With a weighted average block rate of 99.9%, we are pleased to award Fortinet its eighth VBWeb award.
Drive-by download rate |
100.0% | |
Malware block rate | 98.9% | |
Weighted average | 99.9% | |
Potentially malicious rate | 93.8% | |
Cryptocurrency miner block rate | 100.0% | |
False positive rate |
0.00% |
Trustwave’s Secure Web Gateway continues its excellent performance on our test bed, once again blocking all exploit kits – no trivial achievement given how such kits constantly evolve in an attempt to stay one step ahead of the security vendors.
With a weighted average block rate of 99.9%, yet another VBWeb award is well deserved by Trustwave.
The test ran from 16 to 31 May 2018, during which period we gathered a large number of URLs (most of which were found through public sources) which we had reason to believe could serve a malicious response. We opened the URLs in one of our test browsers, selected at random.
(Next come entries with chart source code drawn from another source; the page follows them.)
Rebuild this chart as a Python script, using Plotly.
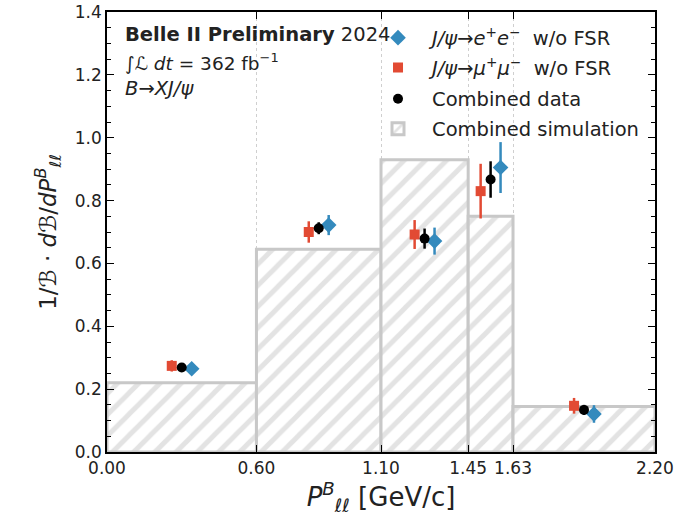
import plotly.graph_objects as go

# ---- data ----
edges = [0.0, 0.60, 1.10, 1.45, 1.63, 2.20]
tick_labels = ["0.00", "0.60", "1.10", "1.45", "1.63", "2.20"]
sim_vals = [0.22, 0.645, 0.93, 0.75, 0.145]
ee_vals = [0.265, 0.722, 0.671, 0.905, 0.121]
ee_errs = [0.010, 0.032, 0.043, 0.081, 0.028]
mm_vals = [0.274, 0.700, 0.692, 0.830, 0.147]
mm_errs = [0.018, 0.034, 0.046, 0.087, 0.025]
cb_vals = [0.269, 0.712, 0.679, 0.867, 0.134]
cb_errs = [0.008, 0.019, 0.032, 0.058, 0.016]

centers = [(a + b) / 2 for a, b in zip(edges[:-1], edges[1:])]
widths = [b - a for a, b in zip(edges[:-1], edges[1:])]
shift = 0.04

FONT = "DejaVu Sans"
BLUE = "#348ABD"
RED = "#E24A33"
LEG_FONT = 19.5

fig = go.Figure()
fig.add_trace(go.Bar(
    x=centers, y=sim_vals, width=widths, name="Combined simulation",
    legend="legend4",
    marker=dict(color="white", line=dict(color="#c8c8c8", width=3),
                pattern=dict(shape="/", fgcolor="#c8c8c8", bgcolor="white",
                             size=15, solidity=0.33)),
))
fig.add_trace(go.Scatter(
    x=[c + shift for c in centers], y=ee_vals, mode="markers",
    name="<i>J/ψ</i>→<i>e</i><sup>+</sup><i>e</i><sup>−</sup>  w/o FSR",
    legend="legend",
    marker=dict(symbol="diamond", color=BLUE, size=12),
    error_y=dict(type="data", array=ee_errs, color=BLUE, thickness=2.5, width=0),
))
fig.add_trace(go.Scatter(
    x=[c - shift for c in centers], y=mm_vals, mode="markers",
    name="<i>J/ψ</i>→<i>μ</i><sup>+</sup><i>μ</i><sup>−</sup>  w/o FSR",
    legend="legend2",
    marker=dict(symbol="square", color=RED, size=10),
    error_y=dict(type="data", array=mm_errs, color=RED, thickness=2.5, width=0),
))
fig.add_trace(go.Scatter(
    x=centers, y=cb_vals, mode="markers", name="Combined data",
    legend="legend3",
    marker=dict(symbol="circle", color="black", size=10),
    error_y=dict(type="data", array=cb_errs, color="black", thickness=2.5, width=0),
))

def leg(y):
    return dict(x=0.469, y=y, xanchor="left", yanchor="middle",
                bgcolor="rgba(0,0,0,0)", font=dict(size=LEG_FONT),
                itemwidth=58)

fig.update_layout(
    width=679, height=518,
    margin=dict(l=107, r=24, t=12, b=66),
    plot_bgcolor="white", paper_bgcolor="white",
    font=dict(family=FONT, size=17, color="#222222"),
    barmode="overlay",
    showlegend=True,
    legend=leg(0.941), legend2=leg(0.873), legend3=leg(0.802), legend4=leg(0.734),
    xaxis=dict(
        range=[0, 2.2], tickmode="array", tickvals=edges, ticktext=tick_labels,
        showline=True, linecolor="black", linewidth=1.5, mirror="ticks",
        ticks="inside", ticklen=7, tickwidth=1.2, tickcolor="black",
        showgrid=True, gridcolor="#cfcfcf", griddash="dot", gridwidth=1,
        zeroline=False, automargin=False,
        title=dict(text="<i>P</i><sup><i>B</i></sup><sub><i>ℓℓ</i></sub> [GeV/c]",
                   font=dict(size=26), standoff=4),
    ),
    yaxis=dict(
        range=[0, 1.4], dtick=0.2, tickformat=".1f",
        showline=True, linecolor="black", linewidth=1.5, mirror="ticks",
        ticks="inside", ticklen=7, tickwidth=1.2, tickcolor="black",
        minor=dict(ticks="inside", ticklen=4, dtick=0.05, tickcolor="black"),
        showgrid=False, zeroline=False, automargin=False,
        title=dict(text="1/<i>ℬ</i> · <i>d</i><i>ℬ</i>/<i>dP</i><sup><i>B</i></sup><sub><i>ℓℓ</i></sub>",
                   font=dict(size=23), standoff=12),
    ),
)

fig.add_annotation(xref="paper", yref="paper", x=0.029, y=0.948, xanchor="left",
                   yanchor="middle", showarrow=False,
                   text="<b>Belle II Preliminary</b> 2024", font=dict(size=19.5))
fig.add_annotation(xref="paper", yref="paper", x=0.029, y=0.886, xanchor="left",
                   yanchor="middle", showarrow=False,
                   text="∫<i>ℒ</i> <i>dt</i> = 362 fb<sup>−1</sup>", font=dict(size=18.5))
fig.add_annotation(xref="paper", yref="paper", x=0.029, y=0.827, xanchor="left",
                   yanchor="middle", showarrow=False,
                   text="<i>B</i>→<i>XJ/ψ</i>", font=dict(size=19.5))

fig.write_html("out.html")
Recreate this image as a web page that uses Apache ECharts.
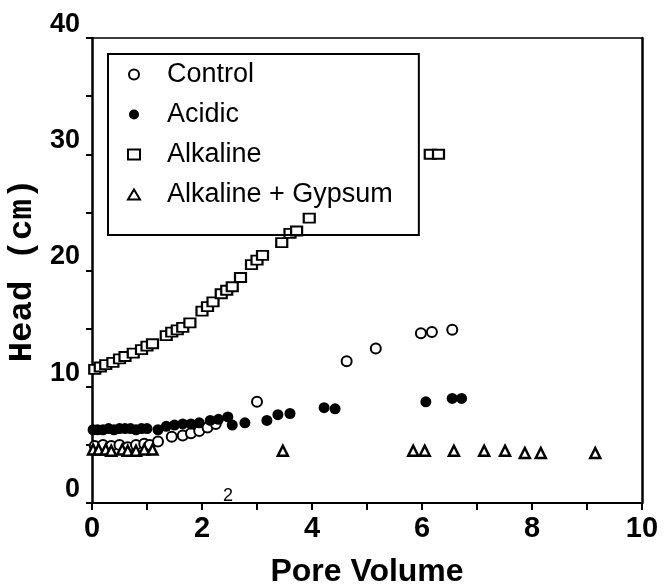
<!DOCTYPE html>
<html>
<head>
<meta charset="utf-8">
<script src="https://cdn.jsdelivr.net/npm/echarts@6/dist/echarts.min.js"></script>
<style>
  html, body { margin: 0; padding: 0; background: #fff; }
  #chart { width: 666px; height: 586px; }
</style>
</head>
<body>
<div id="chart"></div>
<script>
// [pore volume, head]
const control = [
  [0.05, 4.9], [0.2, 5.0], [0.35, 4.9], [0.5, 5.0], [0.65, 4.8], [0.8, 5.0], [0.95, 5.1], [1.05, 5.0],
  [1.2, 5.3], [1.45, 5.7], [1.65, 5.8], [1.8, 6.0], [1.95, 6.2], [2.1, 6.5], [2.25, 6.8],
  [3.0, 8.7], [4.63, 12.2], [5.16, 13.3], [5.98, 14.6], [6.18, 14.7], [6.55, 14.9]
];
const acidic = [
  [0.02, 6.3], [0.1, 6.3], [0.2, 6.3], [0.3, 6.4], [0.4, 6.3], [0.5, 6.4], [0.6, 6.4], [0.7, 6.4],
  [0.8, 6.3], [0.9, 6.4], [1.0, 6.4], [1.2, 6.3], [1.35, 6.6], [1.5, 6.7], [1.65, 6.8], [1.8, 6.8],
  [1.95, 6.9], [2.15, 7.1], [2.3, 7.2], [2.47, 7.4], [2.55, 6.7], [2.78, 6.9], [3.18, 7.1],
  [3.38, 7.6], [3.6, 7.7], [4.22, 8.2], [4.42, 8.1], [6.07, 8.7], [6.55, 9.0], [6.72, 9.0]
];
const alkaline = [
  [0.05, 11.5], [0.15, 11.7], [0.25, 11.9], [0.38, 12.1], [0.5, 12.4], [0.6, 12.6], [0.75, 12.9],
  [0.9, 13.2], [1.0, 13.5], [1.1, 13.7], [1.35, 14.4], [1.45, 14.7], [1.55, 14.9], [1.65, 15.1],
  [1.78, 15.5], [2.0, 16.5], [2.1, 16.9], [2.2, 17.3], [2.35, 18.0], [2.45, 18.3], [2.55, 18.6],
  [2.7, 19.4], [2.9, 20.5], [3.0, 20.9], [3.1, 21.3], [3.45, 22.4], [3.6, 23.2], [3.72, 23.4],
  [3.95, 24.5], [6.15, 30], [6.3, 30]
];
const gypsum = [
  [0.02, 4.6], [0.12, 4.6], [0.25, 4.6], [0.35, 4.5], [0.55, 4.6], [0.65, 4.5], [0.8, 4.5],
  [0.95, 4.6], [1.1, 4.6], [3.47, 4.5], [5.84, 4.5], [6.05, 4.5], [6.58, 4.5], [7.13, 4.5],
  [7.51, 4.5], [7.87, 4.3], [8.16, 4.3], [9.15, 4.3]
];
const seriesNames = ['Control', 'Acidic', 'Alkaline', 'Alkaline + Gypsum'];

const chart = echarts.init(document.getElementById('chart'));

const openStyle = { color: '#fff', borderColor: '#000', borderWidth: 2, opacity: 1 };

const option = {
  animation: false,
  grid: { left: 92, right: 24, top: 38, bottom: 83, containLabel: false, outerBoundsMode: 'none' },
  legend: {
    data: seriesNames,
    orient: 'vertical',
    left: 108,
    top: 54,
    itemWidth: 12,
    itemHeight: 10,
    itemGap: 13,
    padding: [7, 26, 27, 19],
    borderColor: '#000',
    borderWidth: 2,
    textStyle: {
      fontFamily: 'Liberation Sans, Arial, sans-serif',
      fontSize: 27,
      lineHeight: 26,
      color: '#000',
      padding: [0, 0, 0, 22]
    }
  },
  xAxis: [
    {
      type: 'value', min: 0, max: 10, interval: 2,
      name: 'Pore Volume', nameLocation: 'middle', nameGap: 53,
      nameTextStyle: { fontFamily: 'Liberation Sans, Arial, sans-serif', fontWeight: 'bold', fontSize: 32, color: '#000' },
      axisLine: { show: true, onZero: false, lineStyle: { color: '#000', width: 2 } },
      axisTick: { show: true, length: 7, lineStyle: { color: '#000', width: 2 } },
      minorTick: { show: true, splitNumber: 2, length: 7, lineStyle: { color: '#000', width: 2 } },
      splitLine: { show: false },
      axisLabel: { fontFamily: 'Liberation Sans, Arial, sans-serif', fontWeight: 'bold', fontSize: 29, color: '#000', margin: 11 }
    },
    {
      type: 'value', min: 0, max: 10, position: 'top',
      axisLine: { show: true, onZero: false, lineStyle: { color: '#000', width: 1.5 } },
      axisTick: { show: false }, axisLabel: { show: false }, splitLine: { show: false }
    }
  ],
  yAxis: [
    {
      type: 'value', min: 0, max: 40, interval: 10,
      name: 'Head (cm)', nameLocation: 'middle', nameGap: 52, nameRotate: 90,
      nameTextStyle: { fontFamily: 'Liberation Mono, Courier New, monospace', fontWeight: 'bold', fontSize: 34, color: '#000' },
      axisLine: { show: true, onZero: false, lineStyle: { color: '#000', width: 2.5 } },
      axisTick: { show: true, length: 6, lineStyle: { color: '#000', width: 2 } },
      minorTick: { show: true, splitNumber: 2, length: 6, lineStyle: { color: '#000', width: 2 } },
      splitLine: { show: false },
      axisLabel: { fontFamily: 'Liberation Sans, Arial, sans-serif', fontWeight: 'bold', fontSize: 27, color: '#000', margin: 12, verticalAlign: 'bottom' }
    },
    {
      type: 'value', min: 0, max: 40, position: 'right',
      axisLine: { show: true, onZero: false, lineStyle: { color: '#000', width: 2.5 } },
      axisTick: { show: false }, axisLabel: { show: false }, splitLine: { show: false }
    }
  ],
  graphic: [
    { type: 'text', left: 223, top: 487, style: { text: '2', fontFamily: 'Liberation Sans, Arial, sans-serif', fontSize: 18, fill: '#000' } }
  ],
  series: [
    { name: seriesNames[0], type: 'scatter', data: control, symbol: 'circle', symbolSize: 10, itemStyle: openStyle },
    { name: seriesNames[1], type: 'scatter', data: acidic, symbol: 'circle', symbolSize: 11, itemStyle: { color: '#000', opacity: 1 } },
    { name: seriesNames[2], type: 'scatter', data: alkaline, symbol: 'rect', symbolSize: [11, 9], itemStyle: openStyle },
    { name: seriesNames[3], type: 'scatter', data: gypsum, symbol: 'triangle', symbolSize: 10, itemStyle: { color: '#fff', borderColor: '#000', borderWidth: 2.5, opacity: 1 } }
  ]
};

chart.setOption(option);

window.addEventListener('resize', function () {
  chart.resize();
});
</script>
</body>
</html>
When our systems deemed the response sufficiently likely to fit one of various definitions of ‘malicious’, we made the same request in the same browser a number of times, each with one of the participating products in front of it. The traffic to the filters was replayed from our cache within seconds of the original request having been made, thus making it a fully real-time test.
We did not need to know at this point whether the response was actually malicious, thus our test didn’t depend on malicious sites that were already known to the security community. During a review of the test corpus some days later, we analysed the responses and discarded cases for which the traffic was not deemed malicious.
In this test, we checked products against 291 drive-by downloads (exploit kits) and 1419 direct malware downloads. To qualify for a VBWeb award, the weighted average catch rate of these two categories, with weights of 90% and 10% respectively, needed to be at least 70%.
We also checked the products against 243 URLs that we deemed ‘potentially malicious’. These were URLs for which we had strong evidence that they would serve a malicious response in some cases, but they didn’t when we requested it. There could be a number of reasons for this, from server-side randomness to our test lab being detected by anti-analysis tools.
While one can have a perfectly good web security product that doesn’t block any of these, we believe that blocking such URLs can serve as an indication of a product’s ability to block threats proactively without inspecting the traffic. For some customers this could be important, and for developers this is certainly valuable information, hence we decided to include it in this and future reports.
The test focused on unencrypted HTTP traffic. It did not look at extremely targeted attacks or possible vulnerabilities in the products themselves.
Each request was made from a randomly selected virtual machine using one of the available browsers. The machines ran either Windows XP Service Pack 3 Home Edition 2002, or Windows 7 Service Pack 1 Ultimate 2009 and all ran slightly out-of-date browsers and browser plug-ins.